“Silicon Valley is the leading place in the world for high-tech growth and innovation,” said Prime Minister David Cameron as recently he launched plans to turn East London into a technology innovation hub. “But there's no reason why it has to be so predominant.”
I’m not sure if I share Cameron’s certainty. Sure, there is no physical law that dictates that IT innovation must take place on the West coast of America, and no shortage of brainy technologists here in the UK. And, of course, we already have a technology hub to be proud of in Cambridge (which we profile in the November issue of Information Age).
But wondering why we can't have an equivalent of ‘Silicon Valley’ of our own is a lot like asking why we can’t have our own Hollywood.
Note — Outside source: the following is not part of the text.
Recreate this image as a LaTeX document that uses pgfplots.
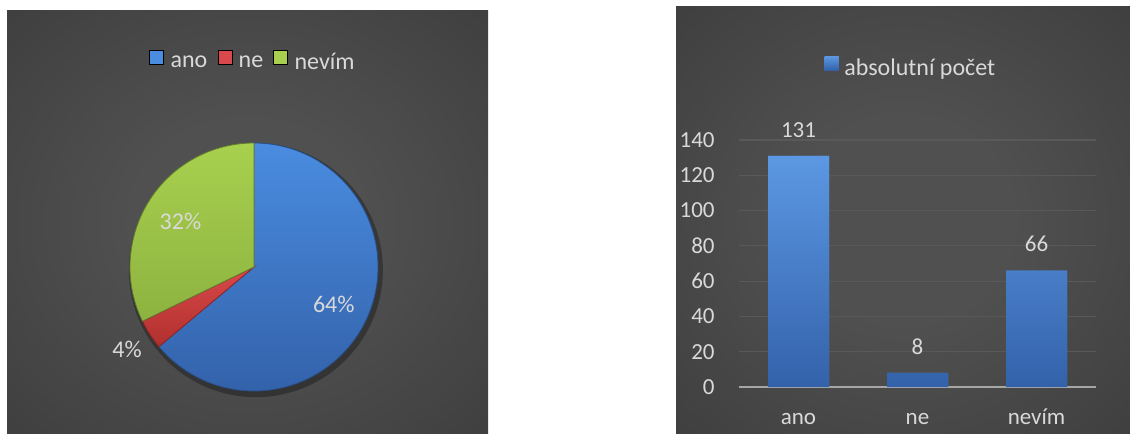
\documentclass[border=0pt]{standalone}
\usepackage{pgfplots}
\usepackage{pgfplotstable}
\pgfplotsset{compat=1.18}
\usepackage{fontspec}
\setmainfont{Carlito}
\newcommand\lbl{\fontsize{11.5bp}{13bp}\selectfont}
\newcommand\lgd{\fontsize{12bp}{14bp}\selectfont}
\definecolor{bgin}{HTML}{505050}
\definecolor{bgout}{HTML}{262626}
\definecolor{txt}{HTML}{D9D9D9}
\definecolor{blueT}{HTML}{4A8CE0}
\definecolor{blueB}{HTML}{3362AA}
\definecolor{redT}{HTML}{D9484A}
\definecolor{redB}{HTML}{B0302E}
\definecolor{greenT}{HTML}{A8D04E}
\definecolor{greenB}{HTML}{8DB340}
\definecolor{gridc}{HTML}{595959}
\definecolor{axisc}{HTML}{A6A6A6}
\pgfdeclareradialshading{panelbg}{\pgfpoint{0bp}{0bp}}{color(0bp)=(bgin); color(12bp)=(bgin); color(71bp)=(bgout); color(80bp)=(bgout)}

\pgfplotstableread{
idx value
0 131
1 8
2 66
}\piedata

\begin{document}
\begin{tikzpicture}
\fill[white] (0,0) rectangle (565bp,217bp);
\shade[shading=panelbg] (3.5bp,0.5bp) rectangle (244bp,211.5bp);
\shade[shading=panelbg] (338bp,0.5bp) rectangle (565bp,213.5bp);

\pgfplotstablegetelem{0}{value}\of\piedata \let\va\pgfplotsretval
\pgfplotstablegetelem{1}{value}\of\piedata \let\vb\pgfplotsretval
\pgfplotstablegetelem{2}{value}\of\piedata \let\vc\pgfplotsretval
\pgfmathsetmacro\tot{\va+\vb+\vc}
\pgfmathsetmacro\aA{90-360*(\va/\tot)}
\pgfmathsetmacro\aB{\aA-360*(\vb/\tot)}
\pgfmathsetmacro\mA{(90+\aA)/2}
\pgfmathsetmacro\mB{(\aA+\aB)/2}
\pgfmathsetmacro\mC{(\aB+90-360)/2}

% ---------- pie ----------
\begin{axis}[
  at={(127bp,83.5bp)}, anchor=center,
  scale only axis, width=124bp, height=124bp,
  xmin=-1, xmax=1, ymin=-1, ymax=1,
  hide axis, clip=false,
  legend columns=-1,
  legend style={at={(0.5,1.322)}, anchor=center, draw=none, fill=none,
    text=txt, font=\lgd, inner sep=0pt,
    /tikz/every odd column/.append style={column sep=1.2bp},
    /tikz/every even column/.append style={column sep=3.1bp}},
  legend image code/.code={\fill[#1] (0bp,-0.5bp) rectangle (7bp,6.5bp);},
]
\addlegendimage{fill=blueT}
\addlegendentry{ano}
\addlegendimage{fill=redT}
\addlegendentry{ne}
\addlegendimage{fill=greenT}
\addlegendentry{nevím}
\fill[black, opacity=0.3] (axis cs:0.015,-0.025) circle[radius=63.5bp];
\shade[top color=blueT, bottom color=blueB, draw=blueB!80!black, line width=0.4bp]
  (axis cs:0,0) -- (axis cs:0,1) arc[start angle=90, end angle=\aA, radius=62bp] -- cycle;
\shade[top color=redT, bottom color=redB, draw=redB!80!black, line width=0.4bp]
  (axis cs:0,0) -- (axis cs:{cos(\aA)},{sin(\aA)}) arc[start angle=\aA, end angle=\aB, radius=62bp] -- cycle;
\shade[top color=greenT, bottom color=greenB, draw=greenB!70!black, line width=0.4bp]
  (axis cs:0,0) -- (axis cs:{cos(\aB)},{sin(\aB)}) arc[start angle=\aB, end angle=-270, radius=62bp] -- cycle;
\node[font=\lgd, text=txt] at (axis cs:{0.71*cos(\mA)},{0.71*sin(\mA)}) {64\%};
\node[font=\lgd, text=txt] at (axis cs:{1.22*cos(\mB)},{1.22*sin(\mB)}) {4\%};
\node[font=\lgd, text=txt] at (axis cs:{0.70*cos(\mC)},{0.70*sin(\mC)}) {32\%};
\end{axis}

% ---------- bars ----------
\begin{axis}[
  at={(369.5bp,23.5bp)}, anchor=south west,
  scale only axis, width=178.5bp, height=123.5bp,
  xmin=-0.5, xmax=2.5, ymin=0, ymax=140,
  ytick={0,20,...,140},
  xtick=data, xticklabels={ano,ne,nevím},
  ymajorgrids, grid style={draw=gridc, line width=0.6bp},
  axis x line*=bottom, axis y line*=left,
  x axis line style={draw=axisc, line width=1.1bp, -},
  y axis line style={draw=none},
  major tick length=0pt, tick style={draw=none},
  ticklabel style={font=\lbl, text=txt},
  /pgf/number format/assume math mode=true,
  yticklabel style={anchor=east, inner sep=0pt, xshift=-12bp},
  xticklabel style={anchor=base, inner sep=0pt, yshift=-18.5bp},
  clip=false,
  ybar, bar width=30.5bp,
  nodes near coords,
  every node near coord/.append style={font=\lbl, text=txt, anchor=base, inner sep=0pt, yshift=9.4bp},
  legend style={at={(0.4846,1.287)}, anchor=center, draw=none, fill=none,
    text=txt, font=\lgd, inner sep=0pt,
    /tikz/every odd column/.append style={column sep=0.8bp}},
  legend image code/.code={\fill[fill=blueT] (0bp,-0.5bp) rectangle (7bp,6.5bp);},
]
\addplot[draw=none, fill=blueT, top color=blueT!90!white, bottom color=blueB] table[x=idx, y=value] {\piedata};
\addlegendentry{absolutní počet}
\end{axis}

\pgfresetboundingbox
\useasboundingbox (0,0) rectangle (565bp,217bp);
\end{tikzpicture}
\end{document}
One of the main reasons is that Hollywood already exists. The film industry lives, works and socialises there, and anyone who wants to make it big in the movies knows exactly where they should be. In films, as in technology, the UK’s best talent often finds its way to California.
There are, of course, regions that rival Hollywood. The film industries of both Mumbai (Bollywood) and Nigeria (Nollywood) both produce more films than their US counterpart.
I would argue that the reason that Bollywood and Nollywood have thrived is that the films they create are very different to Hollywood blockbusters and serve different markets.
When announcing £200 million of investment in tech hubs across the UK in October, Cameron name checked “Skype, Facebook and Twitter”, fast growing web companies whose success, he said, might be emulated by UK companies.
I wonder whether that is a goal worth pursuing. Would it not be better to give the UK’s technology industry its own identity, rather than trying to compete in a race that has already been won?
So what does London have that San Francisco’s Bay Area does not? Most conspicuously, it has a global financial capital.
Many of the country’s finest technological minds can currently be found working for London’s banks and financial institutions. If the government could encourage these people to pursue an entrepreneurial career, London could quite feasibly become a financial technology exporter – to a greater degree than it already is – with obvious benefits for the economy.
To me, that seems like a more viable strategy than crossing our fingers and hoping that the ‘new Google’ will wash up on the banks of the Thames.